Le ministère de la justice suit de près, depuis leur origine, les travaux initiés par l’Association Henri Capitant et la Fondation pour le droit continental.
Avant même sa réalisation, ce projet de code est un lieu d’échanges, de recueil de propositions et d’idées pour la construction européenne, en y faisant participer la société civile et les acteurs concernés, qu’il s’agisse des citoyens ou des entreprises.
La réalisation d’un tel code révèle un niveau élevé d’ambition, tant le champ d’application de cette entreprise est vaste. Le droit des affaires recouvre en effet de nombreuses matières, parmi lesquelles le droit commercial, le droit des sociétés, le droit des entreprises en difficulté ou encore le droit de la propriété intellectuelle.
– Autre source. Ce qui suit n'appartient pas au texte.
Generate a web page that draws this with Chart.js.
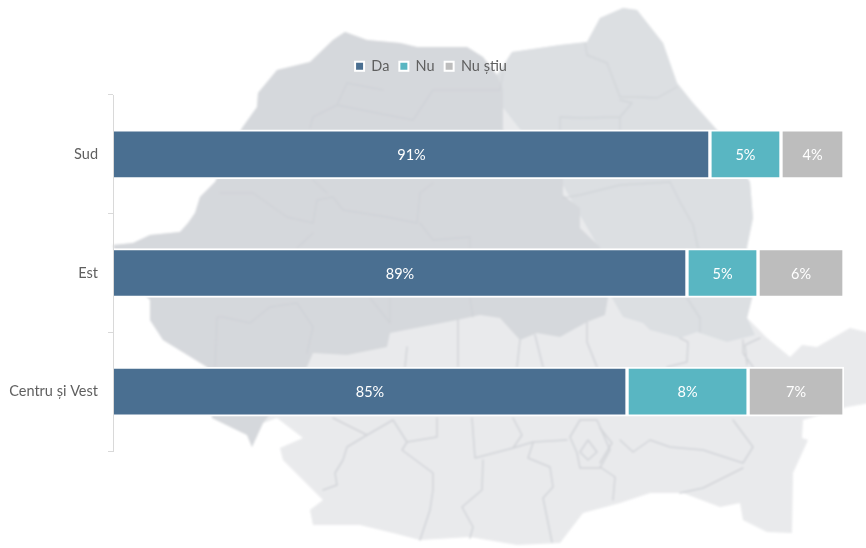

Conscient des nombreuses opportunités offertes par ce projet, le Gouvernement s’y est montré particulièrement attentif. Le Premier ministre a ainsi demandé que soit entamée une réflexion sur l’élaboration d’un tel code et a confié une mission à Mme la députée Valérie Gomez-Bassac en ce sens.
Cette mission a pour objectif de cerner les contours de ce projet, sa nature, le périmètre des travaux et ses modalités de mise en œuvre en identifiant les domaines du droit des affaires pour lesquels une codification, voire une harmonisation, serait souhaitable.
Ces réflexions en faveur d’un droit européen plus lisible et ouvert à l’ensemble des entreprises, quelle que soit leur taille, sont nécessaires. Nous souhaitons en effet que le droit européen des affaires soit encore plus proche des petites et moyennes entreprises. Le projet de code européen de droit des affaires doit y contribuer, pour une Europe du droit au soutien de la croissance et des emplois de demain.
Mme la présidente. La parole est à M. Richard Yung, pour la réplique.
M. Richard Yung. Je me réjouis de l’avancée franco-allemande, à laquelle, d’ailleurs, devraient être associés d’autres pays. Parmi les droits que vous avez cités, madame la ministre, la propriété intellectuelle et industrielle est déjà très largement harmonisée. Il en reste beaucoup d’autres à harmoniser, complexes, comme le droit bancaire, le droit de l’héritage, etc. Nous avons un très grand travail devant nous.